* YOUR INSTRUCTIONS: Copy each line that contains the word "matplotlib".

______________________________

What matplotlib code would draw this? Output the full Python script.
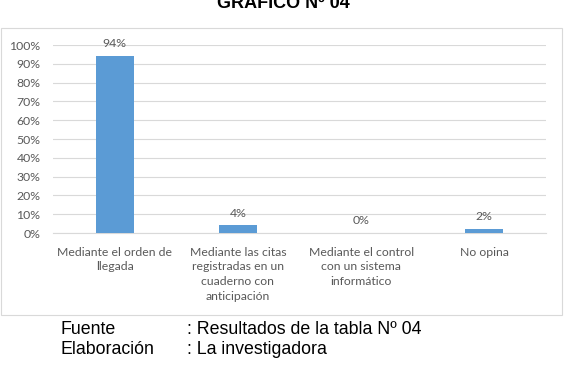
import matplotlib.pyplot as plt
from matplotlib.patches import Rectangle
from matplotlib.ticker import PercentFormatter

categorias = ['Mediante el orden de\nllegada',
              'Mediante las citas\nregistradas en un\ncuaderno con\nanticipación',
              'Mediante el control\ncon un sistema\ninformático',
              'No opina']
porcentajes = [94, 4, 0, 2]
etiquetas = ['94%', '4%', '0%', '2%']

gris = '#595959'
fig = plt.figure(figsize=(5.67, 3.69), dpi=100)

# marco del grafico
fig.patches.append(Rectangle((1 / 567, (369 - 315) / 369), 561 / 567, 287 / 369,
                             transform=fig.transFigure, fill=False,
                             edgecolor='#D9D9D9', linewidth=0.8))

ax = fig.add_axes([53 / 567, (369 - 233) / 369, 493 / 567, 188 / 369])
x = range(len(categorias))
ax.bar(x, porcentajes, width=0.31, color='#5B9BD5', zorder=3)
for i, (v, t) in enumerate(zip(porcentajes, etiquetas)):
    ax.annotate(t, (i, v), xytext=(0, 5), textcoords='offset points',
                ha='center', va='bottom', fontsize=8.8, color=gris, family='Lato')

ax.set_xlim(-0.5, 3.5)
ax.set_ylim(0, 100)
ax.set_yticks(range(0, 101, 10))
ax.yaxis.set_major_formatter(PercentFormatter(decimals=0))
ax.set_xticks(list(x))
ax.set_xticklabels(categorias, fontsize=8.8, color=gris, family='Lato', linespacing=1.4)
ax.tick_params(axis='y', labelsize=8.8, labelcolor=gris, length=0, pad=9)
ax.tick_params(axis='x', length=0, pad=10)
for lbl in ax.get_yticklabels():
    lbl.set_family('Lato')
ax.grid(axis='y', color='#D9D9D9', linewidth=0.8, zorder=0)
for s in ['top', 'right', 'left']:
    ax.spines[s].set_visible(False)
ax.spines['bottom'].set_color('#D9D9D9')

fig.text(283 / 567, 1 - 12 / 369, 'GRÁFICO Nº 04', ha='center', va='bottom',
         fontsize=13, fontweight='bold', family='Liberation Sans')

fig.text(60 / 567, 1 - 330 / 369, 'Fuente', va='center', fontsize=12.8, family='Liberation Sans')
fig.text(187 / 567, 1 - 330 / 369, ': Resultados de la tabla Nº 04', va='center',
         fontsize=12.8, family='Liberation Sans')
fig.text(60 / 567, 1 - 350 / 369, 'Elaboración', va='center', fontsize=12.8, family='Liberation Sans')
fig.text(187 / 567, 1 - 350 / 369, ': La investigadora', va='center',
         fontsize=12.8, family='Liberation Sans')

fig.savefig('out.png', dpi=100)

______________________________

* PROBLEM SOLUTION:
What matplotlib code would draw this? Output the full Python script.
import matplotlib.pyplot as plt
from matplotlib.patches import Rectangle
from matplotlib.ticker import PercentFormatter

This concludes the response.